La solidité de l’étude a de quoi confondre. Le dépistage du cancer du sein a été lancé en 1996 dans quelques comtés avant d’être étendu sur le plan géographique les neuf années suivantes. Il était proposé tous les deux ans aux femmes âgées de 50 à 69 ans. Grâce à la mise en place graduelle du dépistage en Norvège, les épidémiologistes ont pu comparer la mortalité par cancer du sein entre quatre groupes de femmes : deux groupes de 1996 à 2005, l’un ayant participé au dépistage, l’autre non ; deux autres groupes historiques entre 1986 et 1995, reflétant les deux premiers. Depuis la mise en place du dépistage organisé, la mortalité a effectivement baissé dans le groupe avec intervention, avec une diminution relative de la mortalité de 10 %. Cela étant, elle a baissé également dans le groupe sans dépistage, ce qui ramène la part attribuable au dépistage à un tiers seulement dans la diminution de la mortalité. Dans le groupe dépistage, la mortalité était ainsi diminuée de 7,2 décès pour 100 000 personne/années versus 4,8 dans le groupe non dépisté, soit une différence entre les 2 groupes de 2,4 décès pour 100 000 personnes-années.
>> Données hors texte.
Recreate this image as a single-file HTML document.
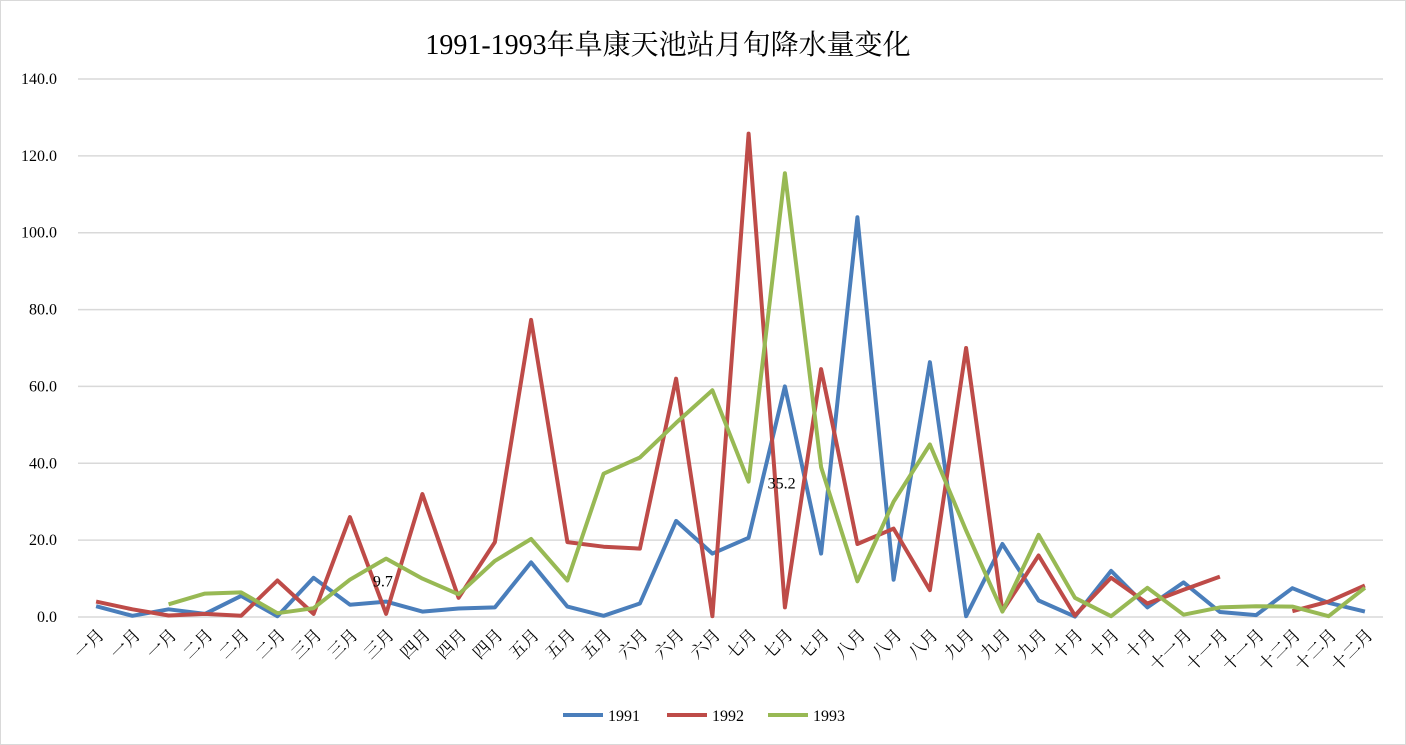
<!DOCTYPE html>
<html><head><meta charset="utf-8"><style>
body{margin:0;background:#fff;}
svg{display:block;font-family:"Liberation Serif","Noto Serif CJK SC","Noto Sans CJK SC",serif;}
</style></head><body>
<svg id="chart" width="1406" height="745">
<rect x="0.5" y="0.5" width="1405" height="744" fill="#fff" stroke="#d9d9d9"/>
<text x="668" y="54" font-size="28" text-anchor="middle">1991-1993年阜康天池站月旬降水量变化</text>
<g id="grid"></g><g id="xl"></g><g id="series"></g>
<g>
<line x1="563" y1="715" x2="603" y2="715" stroke="#4a7ebb" stroke-width="4"/>
<text x="608" y="721" font-size="16">1991</text>
<line x1="667" y1="715" x2="707" y2="715" stroke="#be4b48" stroke-width="4"/>
<text x="712" y="721" font-size="16">1992</text>
<line x1="768" y1="715" x2="808" y2="715" stroke="#98b954" stroke-width="4"/>
<text x="813" y="721" font-size="16">1993</text>
</g>
</svg>
<script>
const categories=["一月","一月","一月","二月","二月","二月","三月","三月","三月","四月","四月","四月","五月","五月","五月","六月","六月","六月","七月","七月","七月","八月","八月","八月","九月","九月","九月","十月","十月","十月","十一月","十一月","十一月","十二月","十二月","十二月"];
const s1991=[2.8,0.3,2,0.8,5.5,0.2,10.2,3.2,4,1.4,2.2,2.5,14.2,2.7,0.3,3.5,25,16.5,20.6,60,16.5,104,9.7,66.3,0.2,19,4.3,0.1,12,2.5,9,1.3,0.5,7.5,3.7,1.4];
const s1992=[4,2,0.4,0.8,0.3,9.5,0.8,26,0.8,32,5,19.5,77.3,19.5,18.3,17.8,62,0.2,125.8,2.5,64.5,19,23,7,70,1.5,16,0.4,10.2,3.5,7.1,10.5,null,1.5,4,8.2];
const s1993=[null,null,3.3,6.1,6.4,1,2.3,9.7,15.2,10,5.9,14.6,20.3,9.5,37.3,41.5,50.5,59,35.2,115.5,39,9.3,30,44.9,22.5,1.4,21.4,5,0.2,7.6,0.6,2.5,2.8,2.7,0.2,7.6];
const yTicks=[0,20,40,60,80,100,120,140];
const labelIdx1993=[7,18];
const NS="http://www.w3.org/2000/svg";
const L=78,R=1383,T=79,B=617,yMax=140;
const step=(R-L)/categories.length;
const xs=i=>L+step*(i+0.5);
const ys=v=>B-(v/yMax)*(B-T);
function mk(t,a,p){const e=document.createElementNS(NS,t);for(const k in a)e.setAttribute(k,a[k]);p.appendChild(e);return e;}
const grid=document.getElementById('grid');
yTicks.forEach(v=>{
 const l=mk('line',{x1:L,x2:R,y1:ys(v),y2:ys(v),stroke:'#d9d9d9','stroke-width':1.5},grid);
 
 
 const t=mk('text',{x:57,y:ys(v)+5,'font-size':16,'text-anchor':'end'},grid);
 t.textContent=v.toFixed(1);
 
 
});
const xl=document.getElementById('xl');
categories.forEach((c,i)=>{
 const x=xs(i);
 const t=mk('text',{x:x+9,y:B+19,'font-size':17,'text-anchor':'end',transform:`rotate(-45 ${x+9} ${B+19})`},xl);
 t.textContent=c;
 
 
});
const sg=document.getElementById('series');
[[s1991,'#4a7ebb','1991'],[s1992,'#be4b48','1992'],[s1993,'#98b954','1993']].forEach(([d,c,n])=>{
 let segs=[],cur=[];
 d.forEach((v,i)=>{if(v==null){if(cur.length)segs.push(cur);cur=[];}else cur.push(xs(i).toFixed(1)+','+ys(v).toFixed(1));});
 if(cur.length)segs.push(cur);
 segs.forEach(s=>{
  const p=mk('polyline',{points:s.join(' '),fill:'none',stroke:c,'stroke-width':4,'stroke-linejoin':'round'},sg);
  
  
 });
});
labelIdx1993.forEach(i=>{
 const t=mk('text',{x:xs(i)+33,y:ys(s1993[i])+7,'font-size':16,'text-anchor':'middle'},sg);
 t.textContent=s1993[i].toFixed(1);
 
 
});
</script>
</body></html>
Coupler les interventions.

« Le problème ne se pose pas en terme de choix entre dépistage et amélioration de la prise en charge, insiste le Dr Séradour. Il faut coupler les deux interventions, l’un ne va pas sans l’autre. Et nous ne sommes pas en retard en France par rapport aux autres pays européens ! Le dépistage aux Pays-Bas, qui était pourtant en avance par rapport à celui du Royaume-Uni, est finalement moins performant, car les Néerlandais n’ont pas su, comme les Britanniques, le coupler à des unités spécialisées. On peut effectivement perdre le bénéfice du dépistage si la prise en charge ultérieure ne suit pas.Le délai de prise en charge est un facteur très important pour le pronostic. C’est un effet boule de neige, poursuit la sénologue. La mise en place d’un programme de dépistage bouscule les habitudes. Elle peut mettre en lumière des insuffisances médicales, ce qui pousse les équipes à améliorer leurs pratiques. » Le dépistage évolue aussi, avec un basculement vers la mammographie numérique. « On se rend bien compte que cette nouvelle technologie ne détecte pas tout à fait de la même façon, s’interroge la spécialiste. Cette mutation du type d’appareil de radiologie peut modifier le dépistage. Et on ne sait pas très bien encore comment. Il est vraisemblable qu’il soit plus performant pour certaines tumeurs, qu’il le soit moins pour d’autres. Tout cela reste à évaluer. »

N Engl J Med, 363; 13, 1203-1210, 23 septembre 2010.